Bank Fees are rising and so is use of Alternative Financial Services – coincidence?

Bank Fees are rising and so is use of Alternative Financial Services – coincidence?

by admin on August 14, 2012

I was reading this CNN Money.com article today: http://money.cnn.com/2012/08/13/pf/bank-fees-rise/index.html

This is an issue that I am very familiar with and the result is more customers for Texas Credit Access Businesses.

Monthly service fees on accounts with balances below $5,000 are the banks targets for the monthly service charges, which certainly fits the low and middle income profile of the typical payday consumer. And, don’t forget that NSF and Overdraft fees at many banks are have drifted up into the $35-$40 range.

Options like pre-paid debit cards are becoming more attractive compared to the bank branch, and in many cases the pre-paid cards offer more ideal online account management and smart phone capability, all with lower monthly service charges.

Consumers are learning there are more convenient and less costly options out there, and a migration towards cutting edge alternative financial services is happening.
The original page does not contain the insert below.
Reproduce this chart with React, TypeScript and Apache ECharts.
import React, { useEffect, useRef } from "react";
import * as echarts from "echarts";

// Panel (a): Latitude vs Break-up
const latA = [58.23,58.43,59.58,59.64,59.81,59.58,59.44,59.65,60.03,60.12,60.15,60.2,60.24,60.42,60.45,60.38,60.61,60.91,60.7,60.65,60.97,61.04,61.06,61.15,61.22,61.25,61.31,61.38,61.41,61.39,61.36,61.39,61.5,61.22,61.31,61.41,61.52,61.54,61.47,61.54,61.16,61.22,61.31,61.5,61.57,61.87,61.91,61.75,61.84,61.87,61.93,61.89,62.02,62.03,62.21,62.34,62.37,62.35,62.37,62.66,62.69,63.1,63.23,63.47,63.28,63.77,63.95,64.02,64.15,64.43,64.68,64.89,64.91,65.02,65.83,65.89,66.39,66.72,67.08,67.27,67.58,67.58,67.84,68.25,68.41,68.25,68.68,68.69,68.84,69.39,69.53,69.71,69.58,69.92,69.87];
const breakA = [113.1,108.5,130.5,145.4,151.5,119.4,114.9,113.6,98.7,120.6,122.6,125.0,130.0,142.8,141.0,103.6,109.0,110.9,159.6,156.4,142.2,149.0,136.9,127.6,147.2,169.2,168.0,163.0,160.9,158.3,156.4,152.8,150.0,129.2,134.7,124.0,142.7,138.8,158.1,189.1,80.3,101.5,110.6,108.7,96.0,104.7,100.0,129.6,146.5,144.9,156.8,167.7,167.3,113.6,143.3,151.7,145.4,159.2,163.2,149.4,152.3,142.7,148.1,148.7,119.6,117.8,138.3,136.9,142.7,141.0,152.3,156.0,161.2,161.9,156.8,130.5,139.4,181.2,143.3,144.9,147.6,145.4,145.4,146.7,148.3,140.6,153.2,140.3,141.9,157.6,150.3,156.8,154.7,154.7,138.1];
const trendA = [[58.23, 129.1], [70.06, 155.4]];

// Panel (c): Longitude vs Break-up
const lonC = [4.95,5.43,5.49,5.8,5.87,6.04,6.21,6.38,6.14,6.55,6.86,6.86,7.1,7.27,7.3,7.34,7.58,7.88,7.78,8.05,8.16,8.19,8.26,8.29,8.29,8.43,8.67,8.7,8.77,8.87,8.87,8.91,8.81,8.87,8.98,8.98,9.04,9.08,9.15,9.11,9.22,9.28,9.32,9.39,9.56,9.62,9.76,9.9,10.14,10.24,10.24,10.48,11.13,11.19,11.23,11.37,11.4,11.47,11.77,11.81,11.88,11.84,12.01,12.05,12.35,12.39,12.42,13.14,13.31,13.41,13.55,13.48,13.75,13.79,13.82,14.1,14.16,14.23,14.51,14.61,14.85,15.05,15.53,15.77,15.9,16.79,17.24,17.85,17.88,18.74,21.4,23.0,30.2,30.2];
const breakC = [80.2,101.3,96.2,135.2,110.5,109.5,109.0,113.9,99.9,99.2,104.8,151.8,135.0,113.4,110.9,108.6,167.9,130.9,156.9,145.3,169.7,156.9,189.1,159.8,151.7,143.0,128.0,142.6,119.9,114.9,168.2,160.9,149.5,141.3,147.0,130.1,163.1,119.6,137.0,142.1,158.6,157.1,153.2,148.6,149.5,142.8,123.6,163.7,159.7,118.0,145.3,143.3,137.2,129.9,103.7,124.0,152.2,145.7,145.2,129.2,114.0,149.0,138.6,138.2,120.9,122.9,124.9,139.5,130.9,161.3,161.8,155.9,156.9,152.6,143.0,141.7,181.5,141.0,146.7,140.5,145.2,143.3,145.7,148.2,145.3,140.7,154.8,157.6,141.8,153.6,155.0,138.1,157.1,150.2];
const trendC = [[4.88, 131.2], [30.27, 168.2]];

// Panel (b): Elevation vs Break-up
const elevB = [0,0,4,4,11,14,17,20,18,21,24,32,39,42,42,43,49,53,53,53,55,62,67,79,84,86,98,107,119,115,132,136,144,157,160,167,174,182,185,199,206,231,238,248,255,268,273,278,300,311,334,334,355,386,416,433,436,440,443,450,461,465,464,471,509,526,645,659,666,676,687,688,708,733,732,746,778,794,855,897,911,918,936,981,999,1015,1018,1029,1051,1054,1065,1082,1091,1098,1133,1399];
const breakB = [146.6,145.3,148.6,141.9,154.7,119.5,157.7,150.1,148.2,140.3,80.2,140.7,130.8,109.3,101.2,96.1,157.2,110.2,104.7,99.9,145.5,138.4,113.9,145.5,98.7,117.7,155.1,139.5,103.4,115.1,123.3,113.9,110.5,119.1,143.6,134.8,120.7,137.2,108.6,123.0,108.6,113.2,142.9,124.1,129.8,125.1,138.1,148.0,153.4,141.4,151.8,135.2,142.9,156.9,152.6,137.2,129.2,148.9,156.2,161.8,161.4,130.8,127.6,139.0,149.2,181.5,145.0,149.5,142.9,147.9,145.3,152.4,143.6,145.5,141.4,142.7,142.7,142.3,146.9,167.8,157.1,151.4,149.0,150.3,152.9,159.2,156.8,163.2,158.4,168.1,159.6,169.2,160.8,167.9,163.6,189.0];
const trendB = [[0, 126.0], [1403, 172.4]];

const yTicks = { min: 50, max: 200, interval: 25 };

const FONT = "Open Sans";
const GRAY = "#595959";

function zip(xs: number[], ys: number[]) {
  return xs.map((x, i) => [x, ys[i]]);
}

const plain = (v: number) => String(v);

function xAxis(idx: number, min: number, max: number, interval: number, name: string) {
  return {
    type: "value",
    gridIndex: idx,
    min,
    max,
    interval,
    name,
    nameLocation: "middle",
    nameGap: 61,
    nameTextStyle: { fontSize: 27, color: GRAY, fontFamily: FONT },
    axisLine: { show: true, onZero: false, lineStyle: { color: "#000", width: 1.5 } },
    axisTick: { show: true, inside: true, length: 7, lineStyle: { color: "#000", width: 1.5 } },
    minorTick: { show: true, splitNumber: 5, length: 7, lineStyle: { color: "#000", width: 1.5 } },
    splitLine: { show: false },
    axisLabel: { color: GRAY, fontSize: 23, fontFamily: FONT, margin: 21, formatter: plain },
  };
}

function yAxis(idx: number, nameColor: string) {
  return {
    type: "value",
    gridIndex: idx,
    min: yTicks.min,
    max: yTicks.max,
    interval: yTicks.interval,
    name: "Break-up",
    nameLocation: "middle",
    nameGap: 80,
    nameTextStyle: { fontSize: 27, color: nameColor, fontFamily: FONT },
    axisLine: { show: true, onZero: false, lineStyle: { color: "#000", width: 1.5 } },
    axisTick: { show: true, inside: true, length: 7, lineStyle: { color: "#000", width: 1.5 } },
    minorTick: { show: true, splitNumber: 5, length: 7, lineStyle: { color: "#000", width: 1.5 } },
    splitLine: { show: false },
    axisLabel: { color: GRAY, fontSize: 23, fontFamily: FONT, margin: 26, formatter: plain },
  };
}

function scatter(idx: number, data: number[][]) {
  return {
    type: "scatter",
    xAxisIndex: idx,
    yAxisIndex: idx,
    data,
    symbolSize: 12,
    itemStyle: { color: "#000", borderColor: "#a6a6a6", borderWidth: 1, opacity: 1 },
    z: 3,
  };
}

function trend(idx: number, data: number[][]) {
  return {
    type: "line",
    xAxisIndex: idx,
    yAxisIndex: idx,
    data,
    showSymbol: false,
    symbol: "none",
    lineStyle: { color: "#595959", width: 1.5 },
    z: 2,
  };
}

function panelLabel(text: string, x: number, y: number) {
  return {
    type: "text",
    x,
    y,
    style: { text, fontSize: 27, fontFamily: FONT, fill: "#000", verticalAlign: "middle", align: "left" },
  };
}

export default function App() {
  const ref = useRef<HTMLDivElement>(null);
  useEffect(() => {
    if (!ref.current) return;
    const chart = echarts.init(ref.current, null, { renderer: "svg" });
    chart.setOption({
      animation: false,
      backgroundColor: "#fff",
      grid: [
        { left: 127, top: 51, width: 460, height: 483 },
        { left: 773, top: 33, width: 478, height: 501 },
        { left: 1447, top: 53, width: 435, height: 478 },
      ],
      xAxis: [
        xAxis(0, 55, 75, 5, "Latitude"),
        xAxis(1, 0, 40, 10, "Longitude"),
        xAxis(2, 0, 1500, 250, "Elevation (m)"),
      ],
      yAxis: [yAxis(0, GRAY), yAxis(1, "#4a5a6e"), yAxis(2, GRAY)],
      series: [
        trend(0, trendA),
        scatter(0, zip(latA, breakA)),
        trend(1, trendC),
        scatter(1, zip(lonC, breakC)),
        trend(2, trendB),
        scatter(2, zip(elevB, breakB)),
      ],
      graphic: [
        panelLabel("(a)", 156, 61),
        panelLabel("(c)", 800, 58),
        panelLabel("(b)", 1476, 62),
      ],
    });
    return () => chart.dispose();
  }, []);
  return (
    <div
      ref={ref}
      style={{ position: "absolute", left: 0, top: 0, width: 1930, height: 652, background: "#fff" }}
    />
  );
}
Shape your business accordingly, get creative, and stay convenient!

I refer to the information below very often in conversations – it is published by FISCA and illustrates the real deal on banking related charges versus payday advances – the APRs are less in many cases! Be sure and have these statistics ready the next time the APR topic comes up – and then nail it.

$100 Payday Loan (14 days) = $22.88 Fee (596% APR)
$100 Overdraft Protection = $29.00 Fee (756% APR)
$100 Bounced Check = $54.87 Fees (1,431% APR)

Sources:
(1) Bankrate.com, 2007 Courtesy Overdraft Study – based on average first draft
(2) Average NSF fee $28.23 (Bankrate.com, 2007 Checking Study), based on average first NSF charge, and average merchant return check fee of $26.64 (2006 CFSA fee survey).

{ 1 comment… read it below or add one }

Jer – Trihouse August 22, 2012 at 8:07 pm

Michael,

You made some great points in this piece. Too bad the regulators are not informed. Not only do bank NSF fees translate into higher APR’s than payday loan products but additionally, more than a few banks (Wells Fargo for example) are offering products that compete directly with payday loans. The banks debit these customers the moment their customer’s payroll check is deposited; NO RISK to the bank!